Хотя пятнадцати минут ему было бы маловато, чтобы прийти, ударить мисс Холидей по голове и прочее.
— Все должно было быть тщательно спланировано.
Продуманность каждого шага очевидна.
— Согласен, — задумчиво произнес Фрэнк. — Но почему Сэлби?
— Он здесь недавно.
— Милая мисс Силвер, в деревнях теперь полно новых жителей!
— После войны многое изменилось, но не в Хэзл-грин.
— Изменилось — и очень — в Мэлбери, а это совсем рядом.
— Но мистер Сэлби здесь, а не в Мэлбери. И уже был здесь год назад, когда исчезла Мэгги Белл. И мне вообще непонятно, зачем он сюда приехал.

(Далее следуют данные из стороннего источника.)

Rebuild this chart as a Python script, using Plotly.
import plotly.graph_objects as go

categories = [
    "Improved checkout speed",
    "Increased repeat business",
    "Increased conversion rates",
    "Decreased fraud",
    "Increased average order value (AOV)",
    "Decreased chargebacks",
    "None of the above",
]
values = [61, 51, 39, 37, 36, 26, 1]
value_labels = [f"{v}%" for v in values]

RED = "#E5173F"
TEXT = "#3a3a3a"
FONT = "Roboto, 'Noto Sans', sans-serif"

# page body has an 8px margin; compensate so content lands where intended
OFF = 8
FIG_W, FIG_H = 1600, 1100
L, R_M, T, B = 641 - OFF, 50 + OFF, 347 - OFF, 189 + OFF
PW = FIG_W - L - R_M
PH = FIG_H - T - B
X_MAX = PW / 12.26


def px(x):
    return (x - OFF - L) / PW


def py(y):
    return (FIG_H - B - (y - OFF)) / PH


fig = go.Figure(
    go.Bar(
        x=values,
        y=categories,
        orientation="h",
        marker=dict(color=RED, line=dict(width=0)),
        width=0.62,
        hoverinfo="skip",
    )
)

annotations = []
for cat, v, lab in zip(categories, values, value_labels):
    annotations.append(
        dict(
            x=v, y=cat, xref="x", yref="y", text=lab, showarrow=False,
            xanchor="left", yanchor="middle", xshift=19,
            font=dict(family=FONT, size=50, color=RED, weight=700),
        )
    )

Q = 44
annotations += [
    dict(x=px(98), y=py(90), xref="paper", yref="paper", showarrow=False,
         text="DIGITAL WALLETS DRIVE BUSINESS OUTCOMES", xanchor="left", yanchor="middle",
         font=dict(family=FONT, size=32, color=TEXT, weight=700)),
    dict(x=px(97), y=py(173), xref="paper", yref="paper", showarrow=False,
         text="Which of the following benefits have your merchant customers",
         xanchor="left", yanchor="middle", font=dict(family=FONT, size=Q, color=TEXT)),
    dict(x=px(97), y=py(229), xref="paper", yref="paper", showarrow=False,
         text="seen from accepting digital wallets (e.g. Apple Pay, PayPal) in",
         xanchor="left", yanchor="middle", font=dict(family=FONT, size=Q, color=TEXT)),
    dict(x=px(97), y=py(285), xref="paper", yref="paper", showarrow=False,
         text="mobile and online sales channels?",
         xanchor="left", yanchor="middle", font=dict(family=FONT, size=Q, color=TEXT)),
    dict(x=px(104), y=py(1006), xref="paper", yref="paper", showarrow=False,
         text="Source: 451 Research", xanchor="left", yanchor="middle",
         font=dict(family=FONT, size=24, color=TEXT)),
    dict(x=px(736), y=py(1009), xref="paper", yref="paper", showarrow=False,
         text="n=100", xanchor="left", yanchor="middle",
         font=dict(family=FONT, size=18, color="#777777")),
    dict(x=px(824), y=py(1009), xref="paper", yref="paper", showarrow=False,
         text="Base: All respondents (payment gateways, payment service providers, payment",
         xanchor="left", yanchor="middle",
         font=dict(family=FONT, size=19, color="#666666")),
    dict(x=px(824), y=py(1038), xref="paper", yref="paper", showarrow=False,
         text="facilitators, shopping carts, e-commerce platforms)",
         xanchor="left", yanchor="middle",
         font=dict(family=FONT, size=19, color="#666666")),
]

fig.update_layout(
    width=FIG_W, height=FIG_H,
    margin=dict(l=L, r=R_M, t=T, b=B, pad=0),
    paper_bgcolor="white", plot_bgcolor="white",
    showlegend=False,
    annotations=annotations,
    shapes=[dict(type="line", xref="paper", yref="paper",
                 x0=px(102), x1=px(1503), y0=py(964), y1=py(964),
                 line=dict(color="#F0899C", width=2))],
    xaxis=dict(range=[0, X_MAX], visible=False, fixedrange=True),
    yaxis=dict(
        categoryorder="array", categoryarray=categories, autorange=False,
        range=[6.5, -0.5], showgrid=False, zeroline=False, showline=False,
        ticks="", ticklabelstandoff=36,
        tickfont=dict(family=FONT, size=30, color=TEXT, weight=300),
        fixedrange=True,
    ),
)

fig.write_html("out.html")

— Бизнесмены рано или поздно уходят на покой, — слегка пожал плечами Фрэнк. — Очень многие стремятся поселиться за городом и начать баловаться с курочками. — Он рассмеялся:
— О, ради бога, не сердитесь! Клянусь, не хотел каламбурить, случайно вышло.
Мисс Силвер сделала вид, что не заметила двусмысленной фразы и продолжила:
— Миссис Сэлби совсем не в восторге от сельской жизни. Мистер Сэлби, живя здесь в свое удовольствие, тем не менее часто уезжает на несколько дней в Лондон. Он в шутку объясняет это тем, что его «зовут тротуары». А пока его нет, возиться с курами приходится его жене.

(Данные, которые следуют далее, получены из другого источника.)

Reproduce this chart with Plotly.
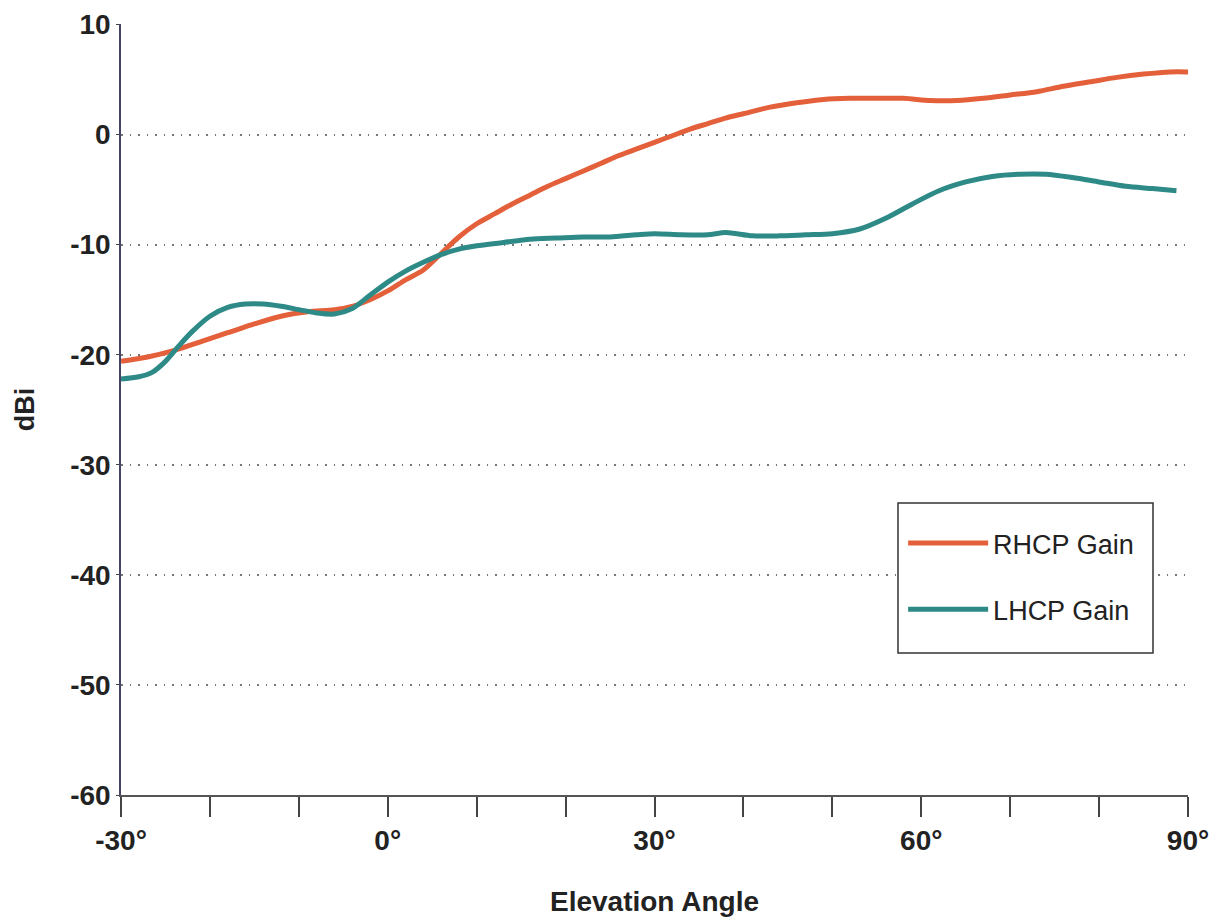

— Все это вам доложила Флорри, а той, разумеется, мисс Холидей?
— Да, Фрэнк. Миссис Сэлби очень не любит ухаживать за курами, но еще больше она не любит оставаться одна в бунгало. Ей там очень неуютно, тем более что мистер Сэлби категорически против собаки.
— Ну, тут причины могут быть разные. Возможно, мистер Сэлби просто не любит собак. Есть и такие люди.
Это ж не смертный грех, верно?
Сама мисс Силвер предпочитала кошек, но решила не распространяться на эту тему. Она внимательно посмотрела на Фрэнка, и тот продолжил уже более серьезно:
— Возможно, вам будет интересно узнать, что Сэлби уже взяли на заметку. Парни из службы безопасности сейчас проверяют всех и вся в связи с утечкой информации из Доллинг-грейндж. Его, естественно, сразу заподозрили как недавно тут поселившегося, но все чисто. Они с братом держали гараж на Стритхэм-роуд. Исключительно благопристойное и респектабельное занятие. Сэлби — постоянный член местного отделения консерваторов.
Душа компании у местных любителей виста. Безупречное прошлое.
Мисс Силвер, склонив голову набок, задумалась. Безупречное прошлое — необходимый козырь для того, кто является орудием в грязной игре, либо сам активно участвует в каком-нибудь гнусном деле. Решив пока не высказывать своих предположений, она выразила надежду, что полиция тщательно осмотрит гараж и постройки, прилегающие к бунгало. Эбботт не замедлил заверить ее в этом.
— Они прочешут все, — пообещал он. — Надеюсь, миссис Сэлби вне круга ваших подозрений?
— Я не подозреваю ни мистера, ни миссис Сэлби. Пока нет оснований. Я лишь предполагаю, что кто-то мог воспользоваться их владениями, чтобы спрятать тело мисс Холидей. Поскольку гараж или дворовая постройка мистера Сэлби могла оказаться самым вероятным, если не единственным, местом для этого, то их нужно проверить в самое ближайшее время. Лорд Теннисом писал: «И в нужный час закон призвать. Умы заставить бушевать. Чтоб справедливость соблюсти».